Adrian has a cat. What happened was this:
When he was young and working for the King Thief of London -- that was a position of some prestige where he came from -- he had occasion to break into British Intelligence Service Headquarters with the intent of removing papers therefrom.
He got caught at it. This is one of those hazards of the thieving profession. And while he stuck knives into several Service agents, in the end he got subdued. His kneecap was dislocated in the process and it never did get entirely right again, which no doubt served as a reminder to avoid physical confrontation where possible. For anyone who's read some of the other books, Doyle's the one who did that to his knee.
In any case, Adrian ended up in a secure room in the attic where the Service put people they hadn't decided what to do with yet. It had a flap on the door for passing food in.
Adrian was laid up on a mat with his leg strapped to a board. This was tedious for him, even though he had the excitement of waiting for the Service to turn him over to the hangman. A bumbling six-week-old kitten pushed through the door flap every day. Adrian called it 'Cat' and started feeding it the best of his food and teaching it to fetch and so on.
It was Adrian's treatment of Cat that told the British Service the boy was worth keeping alive.
What sparked this book? Was it a character? An historical event? A scene you just couldn’t get out of your head?
I had some readers mention that they'd like to see a book with Adrian as the main character. I guess I was responding to that, initially. But when I started thinking about it, I got excited by the idea of giving Adrian his own happy ending.
I really like him as a character.
Did you have to do any major research for this book? Did you stumble across anything really interesting that you didn’t already know?
I always have to do major research.
Research on the Louvre building. There was a lot of that.
Research on assassination attempts on Napoleon. People just kept doing this, did you know? Going after that man with poison and pistol. I had no idea.
So I sat down and asked myself how one would go about killing the man and it turns out somebody or other had tried just about everything under the sun, so I was authentic no matter what I did.
I guess what surprised me most was that one of the earliest fire extinguishing pumps ever was installed in the Louvre just before my story takes place.
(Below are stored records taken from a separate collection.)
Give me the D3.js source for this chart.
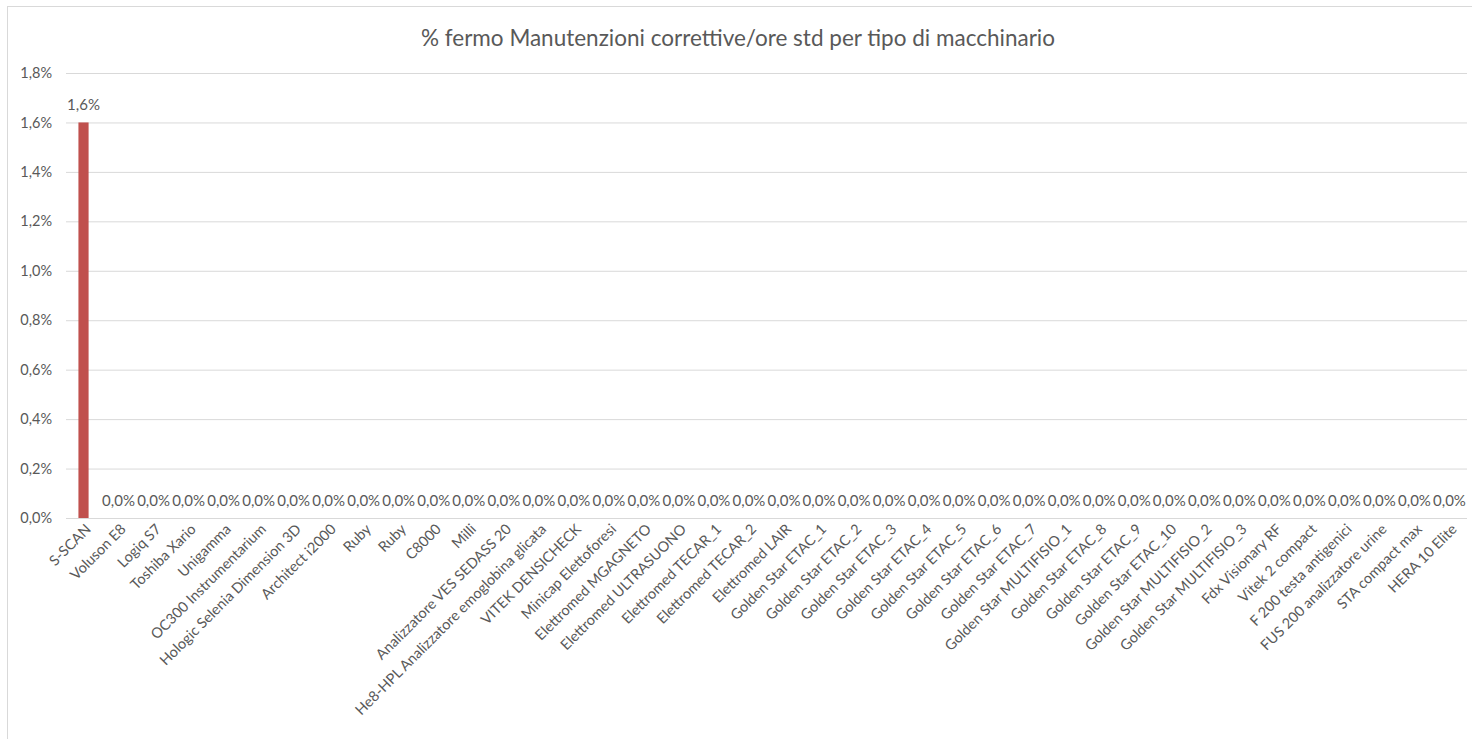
<!DOCTYPE html>
<head>
  <meta charset="utf-8">
  <script src="https://d3js.org/d3.v7.min.js"></script>
  <style>
  body { margin: 0; background: #fff; }
  text { font-family: Lato, "Open Sans", sans-serif; fill: #595959; }
  .grid line { stroke: #d9d9d9; stroke-width: 1px; }
  .tick text { font-size: 14.5px; }
  </style>
</head>
<body>
  <script>
    // chart data
    var title = "% fermo Manutenzioni correttive/ore std per tipo di macchinario";
    var machines = ["S-SCAN", "Voluson E8", "Logiq S7", "Toshiba Xario", "Unigamma",
      "OC300 Instrumentarium", "Hologic Selenia Dimension 3D", "Architect i2000", "Ruby", "Ruby",
      "C8000", "Milli", "Analizzatore VES SEDASS 20", "He8-HPL Analizzatore emoglobina glicata",
      "VITEK DENSICHECK", "Minicap Elettoforesi", "Elettromed MGAGNETO", "Elettromed ULTRASUONO",
      "Elettromed TECAR_1", "Elettromed TECAR_2", "Elettromed LAIR", "Golden Star ETAC_1",
      "Golden Star ETAC_2", "Golden Star ETAC_3", "Golden Star ETAC_4", "Golden Star ETAC_5",
      "Golden Star ETAC_6", "Golden Star ETAC_7", "Golden Star MULTIFISIO_1", "Golden Star ETAC_8",
      "Golden Star ETAC_9", "Golden Star ETAC_10", "Golden Star MULTIFISIO_2", "Golden Star MULTIFISIO_3",
      "Fdx Visionary RF", "Vitek 2 compact", "F 200 testa antigenici", "FUS 200 analizzatore urine",
      "STA compact max", "HERA 10 Elite"];
    var fermo = [0.016, 0, 0, 0, 0, 0, 0, 0, 0, 0, 0, 0, 0, 0, 0, 0, 0, 0, 0, 0,
      0, 0, 0, 0, 0, 0, 0, 0, 0, 0, 0, 0, 0, 0, 0, 0, 0, 0, 0, 0];
    var yTicks = [0, 0.002, 0.004, 0.006, 0.008, 0.010, 0.012, 0.014, 0.016, 0.018];

    var W = 1472, H = 739;
    var margin = {top: 73, right: 5, bottom: 221, left: 66};
    var width = W - margin.left - margin.right,
        height = H - margin.top - margin.bottom;

    var fmt = function(v) { return d3.format(".1%")(v).replace(".", ","); };

    var svg = d3.select("body").append("svg")
      .attr("width", W).attr("height", H);

    // chart border
    svg.append("rect")
      .attr("x", 7.5).attr("y", 6.5)
      .attr("width", W).attr("height", H + 20)
      .attr("fill", "none").attr("stroke", "#d9d9d9");

    svg.append("text")
      .attr("x", W / 2 + 2).attr("y", 46)
      .attr("text-anchor", "middle")
      .style("font-size", "22.5px")
      .text(title);

    var g = svg.append("g")
      .attr("transform", "translate(" + margin.left + "," + margin.top + ")");

    var xScale = d3.scaleBand()
      .domain(d3.range(machines.length))
      .range([0, width])
      .paddingInner(0.71).paddingOuter(0.355);

    var yScale = d3.scaleLinear()
      .domain([0, 0.018])
      .range([height, 0]);

    // gridlines + y labels
    var yAxis = g.append("g")
      .attr("class", "grid")
      .call(d3.axisLeft(yScale).tickValues(yTicks).tickSize(-width).tickPadding(14).tickFormat(fmt));
    yAxis.select(".domain").remove();
    yAxis.selectAll(".tick line").attr("stroke", "#d9d9d9");
    yAxis.selectAll(".tick text").attr("fill", "#595959");

    // x axis labels
    var xAxis = g.append("g")
      .attr("transform", "translate(0," + height + ")")
      .call(d3.axisBottom(xScale).tickSize(0).tickFormat(function(i) { return machines[i]; }));
    xAxis.select(".domain").remove();
    xAxis.selectAll(".tick text")
      .attr("fill", "#595959")
      .attr("text-anchor", "end")
      .attr("dx", "0.3em")
      .attr("dy", "0.3em")
      .attr("transform", "translate(0,10) rotate(-45)");

    // bars
    g.selectAll(".bar")
      .data(fermo)
      .enter().append("rect")
      .attr("class", "bar")
      .attr("x", function(d, i) { return xScale(i); })
      .attr("width", xScale.bandwidth())
      .attr("y", function(d) { return yScale(d); })
      .attr("height", function(d) { return height - yScale(d); })
      .attr("fill", "#c0504d");

    // value labels
    g.selectAll(".lbl")
      .data(fermo)
      .enter().append("text")
      .attr("class", "lbl")
      .attr("x", function(d, i) { return xScale(i) + xScale.bandwidth() / 2; })
      .attr("y", function(d) { return yScale(d) - 12; })
      .attr("text-anchor", "middle")
      .style("font-size", "15px")
      .text(fmt);
  </script>
</body>
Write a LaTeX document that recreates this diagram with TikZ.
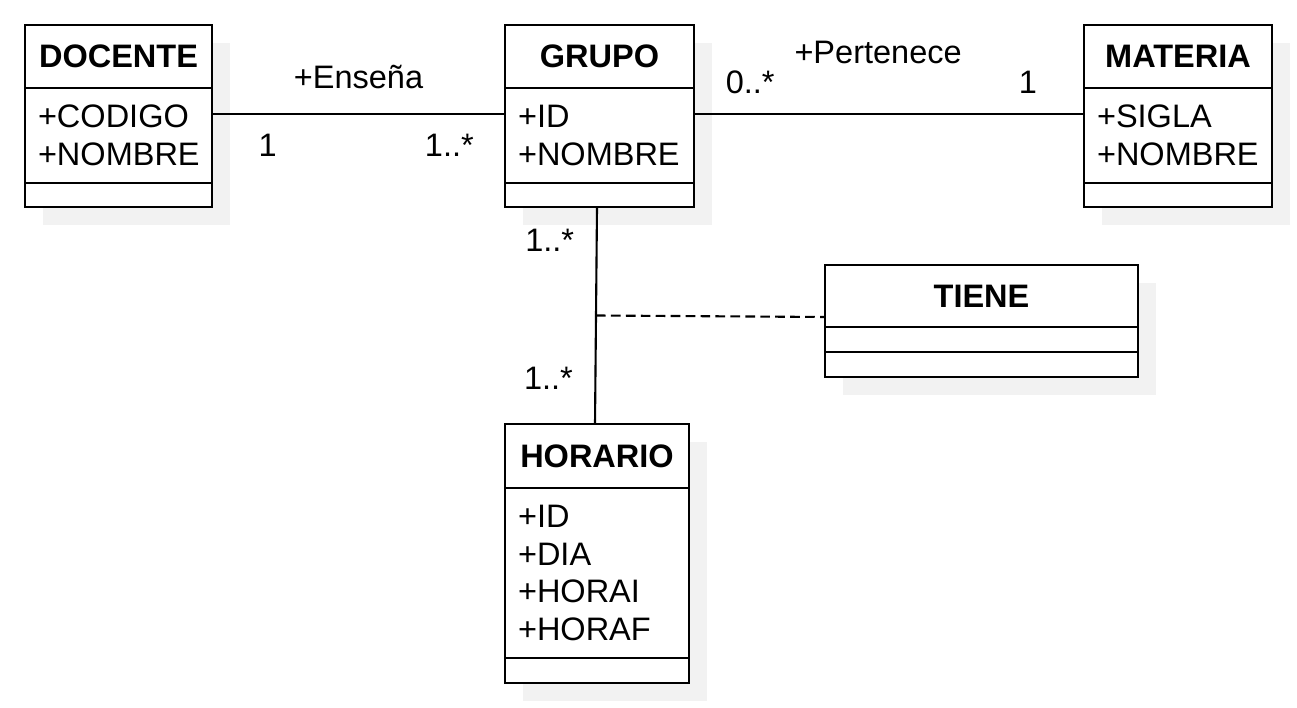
\documentclass[tikz,border=0pt]{standalone}
\usepackage{fontspec}
\setmainfont{Liberation Sans}
\usetikzlibrary{positioning,shadows}
\definecolor{shadowgray}{RGB}{242,242,242}

\begin{document}
\begin{tikzpicture}[x=0.02cm, y=-0.02cm,
         font = \fontsize{18.5}{21.5}\selectfont,
node distance = 0pt,
    cls/.style = {draw, line width=1.2pt, fill=white, outer sep=0pt, inner sep=0pt,
                  drop shadow={shadow xshift=0.36cm, shadow yshift=-0.36cm,
                               fill=shadowgray, opacity=1}},
   head/.style = {cls, font=\fontsize{18.5}{21.5}\selectfont\bfseries},
  attrs/.style = {cls, align=left, inner xsep=0.26cm},
   meth/.style = {cls},
  assoc/.style = {line width=1.2pt},
                    ]
\useasboundingbox (0,0) rectangle (1297,707);
% classes
\node (docH) [head, minimum width=3.74cm, minimum height=1.26cm] at (118.5,56.5) {DOCENTE};
\node (docA) [attrs, below=of docH, text width=3.22cm, minimum height=1.9cm] {+CODIGO\\+NOMBRE};
\node (docM) [meth, below=of docA, minimum width=3.74cm, minimum height=0.48cm] {};

\node (grpH) [head, minimum width=3.78cm, minimum height=1.26cm] at (599.5,56.5) {GRUPO};
\node (grpA) [attrs, below=of grpH, text width=3.26cm, minimum height=1.9cm] {+ID\\+NOMBRE};
\node (grpM) [meth, below=of grpA, minimum width=3.78cm, minimum height=0.48cm] {};

\node (matH) [head, minimum width=3.76cm, minimum height=1.26cm] at (1178,56.5) {MATERIA};
\node (matA) [attrs, below=of matH, text width=3.24cm, minimum height=1.9cm] {+SIGLA\\+NOMBRE};
\node (matM) [meth, below=of matA, minimum width=3.76cm, minimum height=0.48cm] {};

\node (tieH) [head, minimum width=6.26cm, minimum height=1.24cm] at (981.5,296) {TIENE};
\node (tieA) [meth, below=of tieH, minimum width=6.26cm, minimum height=0.5cm] {};
\node (tieM) [meth, below=of tieA, minimum width=6.26cm, minimum height=0.5cm] {};

\node (horH) [head, minimum width=3.68cm, minimum height=1.28cm] at (597,456) {HORARIO};
\node (horA) [attrs, below=of horH, text width=3.16cm, minimum height=3.4cm] {+ID\\+DIA\\+HORAI\\+HORAF};
\node (horM) [meth, below=of horA, minimum width=3.68cm, minimum height=0.5cm] {};

% associations
\draw[assoc] ([yshift=-0.52cm]docA.north east) --
      node[pos=0.19, yshift=-0.62cm] {1}
      node[pos=0.81, yshift=-0.62cm] {1..*}
      node[midway, yshift=0.74cm]    {+Enseña}
      ([yshift=-0.52cm]grpA.north west);
\draw[assoc] ([yshift=-0.52cm]grpA.north east) --
      node[pos=0.144, yshift=0.64cm] {0..*}
      node[pos=0.856, yshift=0.64cm] {1}
      node[pos=0.472, yshift=1.24cm] {+Pertenece}
      ([yshift=-0.52cm]matA.north west);
\draw[assoc] ([xshift=-0.05cm]grpM.south) --
      coordinate[midway] (tieMid)
      node[pos=0.152, xshift=-0.94cm] {1..*}
      node[pos=0.788, xshift=-0.94cm] {1..*}
      ([xshift=-0.04cm]horH.north);
\draw[assoc, dash pattern=on 5.5pt off 3pt] (tieMid) -- ([yshift=0.2cm]tieH.south west);
\end{tikzpicture}
\end{document}
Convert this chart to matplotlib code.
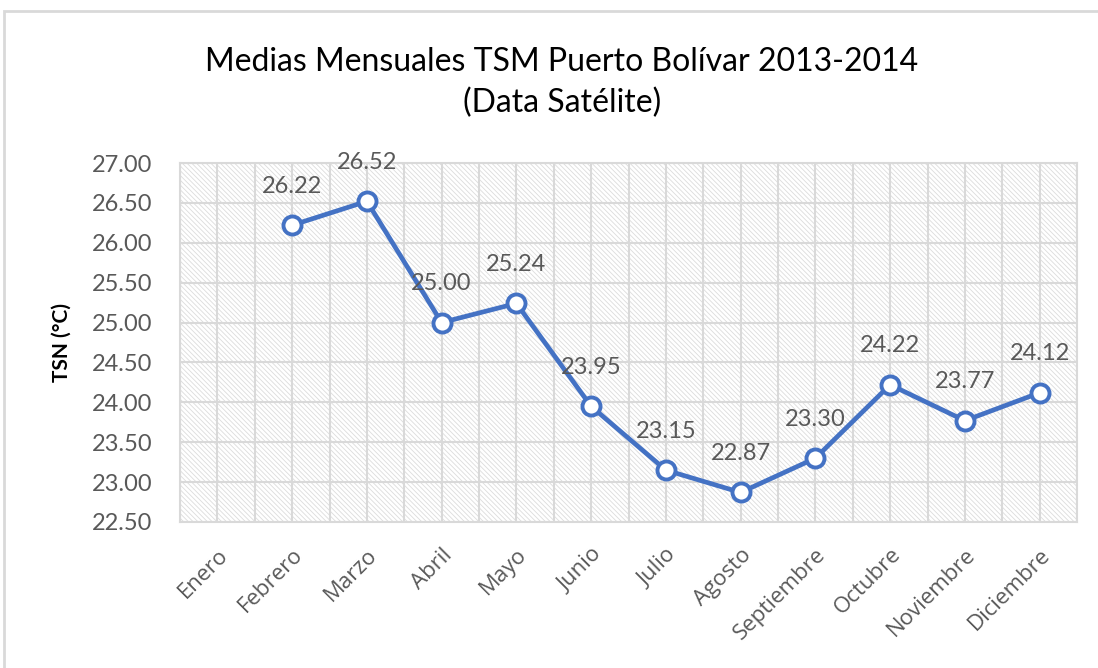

So cool.
What/Who do you like to read?
I mostly read nonfiction, when I'm kicking my feet up and relaxing. I do enjoy journals and letters of the period I'm writing in. My fiction is a pretty mixed bag. Some Romance, some Fantasy, and the occasional mystery.
Right now I'm reading Stephen King's On Writing, Thomas Allen's George Washington, Spymaster, (Spymaster. Now that's a good title,) William McNeil's Plagues and People, and Alfred Cobham, Aspects of the French Revolution.
In fiction I've been doing a bunch of YA lately. Recently finished Julie Kagawa's The Iron King, Mary Stewart's Merlin trilogy, and Mercedes Lackey's The Fire Rose. I'm in the middle of Mary Jo Putney's Kiss of Fate. Next on the fiction bookshelf are Joann Ross', Out of the Mist, Emma Bull, War for the Oaks and Rhys Bowen, Her Royal Spyness.
Care to share a bit about your writing process? Are you a pantser or a plotter? Do you write multiple drafts or clean up as you go?
I have been trying to outline more and plan more so I don't end up doing these multiple drafts. I hate to write my way down a blind alley and then have to throw out lovely writing.
So you could call my method, 'in transition.'
What are you planning to work on next?
This book that's coming out now is Black Hawk. It's Adrian's story, as I say.
In Black Hawk, we have a spy for England and a spy for France, one each. Adrian Hawkhurst and Justine DeCabrillac. In the small spy community of Europe, everybody knows everybody else. These two have been friends and enemies and cautious allies and sometimes lovers.
But they can't be together. They can never wholly trust each other. This business of being on opposite sides in a long war is a complicating factor of great magnitude.
Now, after the war is over, someone's out to kill Justine . . . And frame Hawker for the deed.
The story after this, getting to your question, is Pax's story.